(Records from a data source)

::::::

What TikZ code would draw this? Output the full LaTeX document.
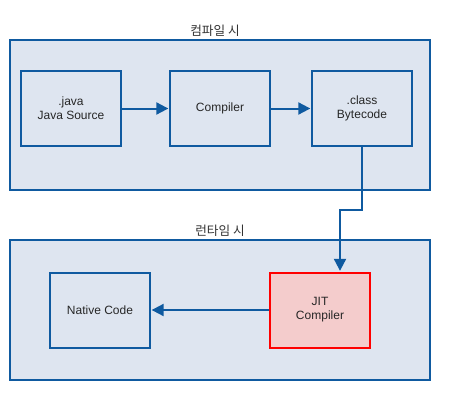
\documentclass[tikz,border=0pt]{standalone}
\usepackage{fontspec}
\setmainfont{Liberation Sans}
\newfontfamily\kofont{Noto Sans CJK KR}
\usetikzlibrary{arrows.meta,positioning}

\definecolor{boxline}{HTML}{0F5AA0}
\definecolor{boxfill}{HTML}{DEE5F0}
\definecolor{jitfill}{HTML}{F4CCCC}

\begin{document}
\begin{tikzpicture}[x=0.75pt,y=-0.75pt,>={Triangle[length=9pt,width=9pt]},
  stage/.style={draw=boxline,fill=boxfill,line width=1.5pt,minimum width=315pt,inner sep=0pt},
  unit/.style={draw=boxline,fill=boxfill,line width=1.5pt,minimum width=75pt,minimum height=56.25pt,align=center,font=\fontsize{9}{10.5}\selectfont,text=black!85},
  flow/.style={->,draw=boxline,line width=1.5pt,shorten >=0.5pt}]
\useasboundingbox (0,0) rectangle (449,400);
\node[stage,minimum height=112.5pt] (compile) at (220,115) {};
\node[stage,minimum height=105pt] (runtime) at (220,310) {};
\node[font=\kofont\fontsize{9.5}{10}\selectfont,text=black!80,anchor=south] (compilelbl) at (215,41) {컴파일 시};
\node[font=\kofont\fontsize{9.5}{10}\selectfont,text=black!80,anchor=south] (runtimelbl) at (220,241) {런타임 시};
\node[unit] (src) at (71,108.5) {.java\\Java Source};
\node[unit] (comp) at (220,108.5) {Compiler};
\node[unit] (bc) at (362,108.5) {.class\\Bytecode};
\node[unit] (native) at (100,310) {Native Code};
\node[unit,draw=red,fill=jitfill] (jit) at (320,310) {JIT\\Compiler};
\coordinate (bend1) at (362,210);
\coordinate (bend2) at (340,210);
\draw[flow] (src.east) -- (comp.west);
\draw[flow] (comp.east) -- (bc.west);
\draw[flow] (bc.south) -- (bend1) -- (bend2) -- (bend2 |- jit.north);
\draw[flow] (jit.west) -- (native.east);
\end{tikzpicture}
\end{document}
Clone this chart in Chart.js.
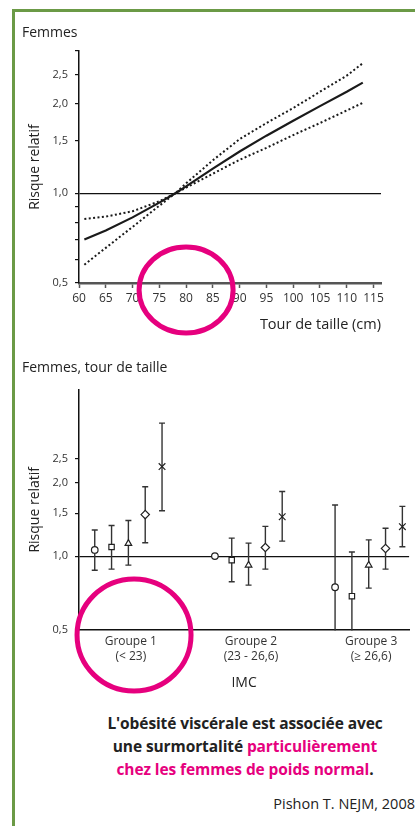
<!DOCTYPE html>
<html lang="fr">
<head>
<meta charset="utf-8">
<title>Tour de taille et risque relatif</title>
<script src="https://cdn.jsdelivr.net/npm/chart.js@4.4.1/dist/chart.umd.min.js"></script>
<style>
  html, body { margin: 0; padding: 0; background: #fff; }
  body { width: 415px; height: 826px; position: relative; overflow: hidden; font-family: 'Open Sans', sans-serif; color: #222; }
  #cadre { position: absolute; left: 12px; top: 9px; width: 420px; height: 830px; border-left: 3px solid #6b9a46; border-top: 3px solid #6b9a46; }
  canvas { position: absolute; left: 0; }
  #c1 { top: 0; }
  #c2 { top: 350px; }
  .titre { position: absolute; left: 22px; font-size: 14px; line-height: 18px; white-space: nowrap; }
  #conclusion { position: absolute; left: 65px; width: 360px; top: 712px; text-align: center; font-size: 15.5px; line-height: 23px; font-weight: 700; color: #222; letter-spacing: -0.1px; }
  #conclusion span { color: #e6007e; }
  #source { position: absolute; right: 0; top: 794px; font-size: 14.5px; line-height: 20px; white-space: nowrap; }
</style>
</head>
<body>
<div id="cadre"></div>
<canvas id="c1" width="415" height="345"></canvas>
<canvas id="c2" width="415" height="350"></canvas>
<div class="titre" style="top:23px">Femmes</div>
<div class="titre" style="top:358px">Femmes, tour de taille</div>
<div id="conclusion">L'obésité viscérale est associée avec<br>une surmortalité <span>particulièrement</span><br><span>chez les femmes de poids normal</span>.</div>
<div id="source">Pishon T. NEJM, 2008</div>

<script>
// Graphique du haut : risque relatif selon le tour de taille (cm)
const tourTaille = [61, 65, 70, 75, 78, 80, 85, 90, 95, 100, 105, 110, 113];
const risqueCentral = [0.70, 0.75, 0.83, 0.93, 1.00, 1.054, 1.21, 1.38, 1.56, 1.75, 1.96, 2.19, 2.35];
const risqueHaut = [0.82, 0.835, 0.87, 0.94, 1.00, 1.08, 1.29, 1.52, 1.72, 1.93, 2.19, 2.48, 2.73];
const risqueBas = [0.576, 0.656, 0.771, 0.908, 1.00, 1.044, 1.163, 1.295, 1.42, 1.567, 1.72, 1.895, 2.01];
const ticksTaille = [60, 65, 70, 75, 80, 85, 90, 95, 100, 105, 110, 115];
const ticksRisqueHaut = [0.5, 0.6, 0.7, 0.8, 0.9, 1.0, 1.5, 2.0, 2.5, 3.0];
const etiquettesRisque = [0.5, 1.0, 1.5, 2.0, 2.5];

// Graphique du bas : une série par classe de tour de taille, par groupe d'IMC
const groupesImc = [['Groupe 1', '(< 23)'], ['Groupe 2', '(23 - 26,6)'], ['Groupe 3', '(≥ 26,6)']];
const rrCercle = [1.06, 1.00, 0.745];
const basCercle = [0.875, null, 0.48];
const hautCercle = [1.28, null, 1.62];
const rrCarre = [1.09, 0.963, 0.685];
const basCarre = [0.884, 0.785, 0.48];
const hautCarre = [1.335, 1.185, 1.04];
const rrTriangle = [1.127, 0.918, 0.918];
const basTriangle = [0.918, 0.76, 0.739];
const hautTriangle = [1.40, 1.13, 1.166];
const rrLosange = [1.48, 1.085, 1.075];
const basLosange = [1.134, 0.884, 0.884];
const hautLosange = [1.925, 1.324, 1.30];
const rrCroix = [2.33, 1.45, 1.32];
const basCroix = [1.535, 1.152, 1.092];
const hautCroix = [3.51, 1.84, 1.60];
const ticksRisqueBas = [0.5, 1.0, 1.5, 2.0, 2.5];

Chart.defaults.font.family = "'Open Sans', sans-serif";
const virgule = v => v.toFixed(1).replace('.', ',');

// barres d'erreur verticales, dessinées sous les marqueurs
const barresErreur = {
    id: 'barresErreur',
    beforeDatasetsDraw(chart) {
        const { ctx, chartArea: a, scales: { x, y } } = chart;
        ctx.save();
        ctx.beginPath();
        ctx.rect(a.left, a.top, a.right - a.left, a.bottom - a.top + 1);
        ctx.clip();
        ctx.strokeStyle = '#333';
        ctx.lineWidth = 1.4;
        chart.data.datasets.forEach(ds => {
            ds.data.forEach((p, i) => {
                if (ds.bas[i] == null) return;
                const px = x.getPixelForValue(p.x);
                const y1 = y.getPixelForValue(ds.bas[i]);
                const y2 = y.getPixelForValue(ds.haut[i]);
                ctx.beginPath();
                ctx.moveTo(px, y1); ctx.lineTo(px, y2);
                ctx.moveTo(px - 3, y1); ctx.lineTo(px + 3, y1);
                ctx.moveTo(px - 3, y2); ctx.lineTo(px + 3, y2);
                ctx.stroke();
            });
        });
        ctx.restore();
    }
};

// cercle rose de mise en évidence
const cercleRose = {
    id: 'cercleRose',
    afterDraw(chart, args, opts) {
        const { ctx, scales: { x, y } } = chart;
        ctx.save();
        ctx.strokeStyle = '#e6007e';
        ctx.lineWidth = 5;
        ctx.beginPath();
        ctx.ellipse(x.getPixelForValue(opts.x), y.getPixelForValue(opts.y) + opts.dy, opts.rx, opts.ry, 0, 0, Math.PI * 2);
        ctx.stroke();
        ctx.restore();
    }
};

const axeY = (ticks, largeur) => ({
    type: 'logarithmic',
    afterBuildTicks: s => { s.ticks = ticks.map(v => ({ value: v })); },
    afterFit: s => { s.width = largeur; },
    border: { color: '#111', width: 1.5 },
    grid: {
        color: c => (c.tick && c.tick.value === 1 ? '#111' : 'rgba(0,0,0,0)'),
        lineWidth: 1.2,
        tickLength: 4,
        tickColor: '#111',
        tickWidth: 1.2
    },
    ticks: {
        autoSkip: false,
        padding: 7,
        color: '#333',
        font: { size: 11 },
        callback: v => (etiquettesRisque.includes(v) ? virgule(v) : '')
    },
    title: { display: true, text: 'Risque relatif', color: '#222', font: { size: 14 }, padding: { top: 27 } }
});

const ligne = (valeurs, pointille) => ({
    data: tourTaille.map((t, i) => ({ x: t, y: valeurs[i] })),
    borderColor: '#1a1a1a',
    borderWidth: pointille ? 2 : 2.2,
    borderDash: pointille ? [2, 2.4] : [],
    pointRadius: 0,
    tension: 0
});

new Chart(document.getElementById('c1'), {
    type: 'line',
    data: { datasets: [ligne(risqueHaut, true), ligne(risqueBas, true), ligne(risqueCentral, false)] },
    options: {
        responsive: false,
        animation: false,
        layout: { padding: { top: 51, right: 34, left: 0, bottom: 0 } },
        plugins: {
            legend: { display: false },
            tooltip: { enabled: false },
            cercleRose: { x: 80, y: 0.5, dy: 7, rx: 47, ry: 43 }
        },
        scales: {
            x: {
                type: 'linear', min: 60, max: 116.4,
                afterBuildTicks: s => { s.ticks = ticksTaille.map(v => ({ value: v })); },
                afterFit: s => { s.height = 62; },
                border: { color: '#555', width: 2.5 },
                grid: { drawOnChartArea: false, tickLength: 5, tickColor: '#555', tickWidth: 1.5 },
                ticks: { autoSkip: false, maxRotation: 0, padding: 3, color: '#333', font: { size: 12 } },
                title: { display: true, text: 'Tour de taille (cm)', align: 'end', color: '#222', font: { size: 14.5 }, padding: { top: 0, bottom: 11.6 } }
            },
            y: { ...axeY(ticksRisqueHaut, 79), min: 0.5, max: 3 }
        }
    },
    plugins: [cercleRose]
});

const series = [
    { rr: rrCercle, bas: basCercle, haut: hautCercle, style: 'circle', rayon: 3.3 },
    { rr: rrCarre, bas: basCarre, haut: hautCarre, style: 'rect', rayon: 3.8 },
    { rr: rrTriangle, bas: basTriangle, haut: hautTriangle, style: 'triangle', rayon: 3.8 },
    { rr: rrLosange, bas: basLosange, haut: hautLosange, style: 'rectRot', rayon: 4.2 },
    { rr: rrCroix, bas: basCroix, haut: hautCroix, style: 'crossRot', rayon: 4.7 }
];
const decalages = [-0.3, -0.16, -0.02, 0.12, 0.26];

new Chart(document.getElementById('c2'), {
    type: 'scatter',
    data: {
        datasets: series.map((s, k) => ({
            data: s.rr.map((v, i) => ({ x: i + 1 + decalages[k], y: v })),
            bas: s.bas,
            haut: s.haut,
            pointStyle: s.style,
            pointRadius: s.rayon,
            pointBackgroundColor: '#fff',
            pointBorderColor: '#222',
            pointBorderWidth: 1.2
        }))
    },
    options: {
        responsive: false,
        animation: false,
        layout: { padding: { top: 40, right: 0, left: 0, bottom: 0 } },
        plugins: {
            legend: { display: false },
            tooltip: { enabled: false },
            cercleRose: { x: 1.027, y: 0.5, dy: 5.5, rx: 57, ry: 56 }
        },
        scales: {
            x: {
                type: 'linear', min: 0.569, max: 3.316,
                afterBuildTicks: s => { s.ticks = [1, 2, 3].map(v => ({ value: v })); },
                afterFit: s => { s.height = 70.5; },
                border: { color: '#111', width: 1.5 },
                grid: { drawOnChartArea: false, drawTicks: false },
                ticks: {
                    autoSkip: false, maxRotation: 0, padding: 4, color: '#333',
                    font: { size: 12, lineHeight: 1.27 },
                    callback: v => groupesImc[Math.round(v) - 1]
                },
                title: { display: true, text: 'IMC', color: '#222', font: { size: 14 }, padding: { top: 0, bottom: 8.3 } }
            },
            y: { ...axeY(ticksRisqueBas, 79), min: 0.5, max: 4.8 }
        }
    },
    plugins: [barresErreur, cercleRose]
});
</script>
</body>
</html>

::::::

Quote only the lines running from the line with "Clone this chart in Chart.js." to the line with "T. NEJM, 2008</div>", ends included, exactly as they appear and without the pictures.

Clone this chart in Chart.js.
<!DOCTYPE html>
<html lang="fr">
<head>
<meta charset="utf-8">
<title>Tour de taille et risque relatif</title>
<script src="https://cdn.jsdelivr.net/npm/chart.js@4.4.1/dist/chart.umd.min.js"></script>
<style>
  html, body { margin: 0; padding: 0; background: #fff; }
  body { width: 415px; height: 826px; position: relative; overflow: hidden; font-family: 'Open Sans', sans-serif; color: #222; }
  #cadre { position: absolute; left: 12px; top: 9px; width: 420px; height: 830px; border-left: 3px solid #6b9a46; border-top: 3px solid #6b9a46; }
  canvas { position: absolute; left: 0; }
  #c1 { top: 0; }
  #c2 { top: 350px; }
  .titre { position: absolute; left: 22px; font-size: 14px; line-height: 18px; white-space: nowrap; }
  #conclusion { position: absolute; left: 65px; width: 360px; top: 712px; text-align: center; font-size: 15.5px; line-height: 23px; font-weight: 700; color: #222; letter-spacing: -0.1px; }
  #conclusion span { color: #e6007e; }
  #source { position: absolute; right: 0; top: 794px; font-size: 14.5px; line-height: 20px; white-space: nowrap; }
</style>
</head>
<body>
<div id="cadre"></div>
<canvas id="c1" width="415" height="345"></canvas>
<canvas id="c2" width="415" height="350"></canvas>
<div class="titre" style="top:23px">Femmes</div>
<div class="titre" style="top:358px">Femmes, tour de taille</div>
<div id="conclusion">L'obésité viscérale est associée avec<br>une surmortalité <span>particulièrement</span><br><span>chez les femmes de poids normal</span>.</div>
<div id="source">Pishon T. NEJM, 2008</div>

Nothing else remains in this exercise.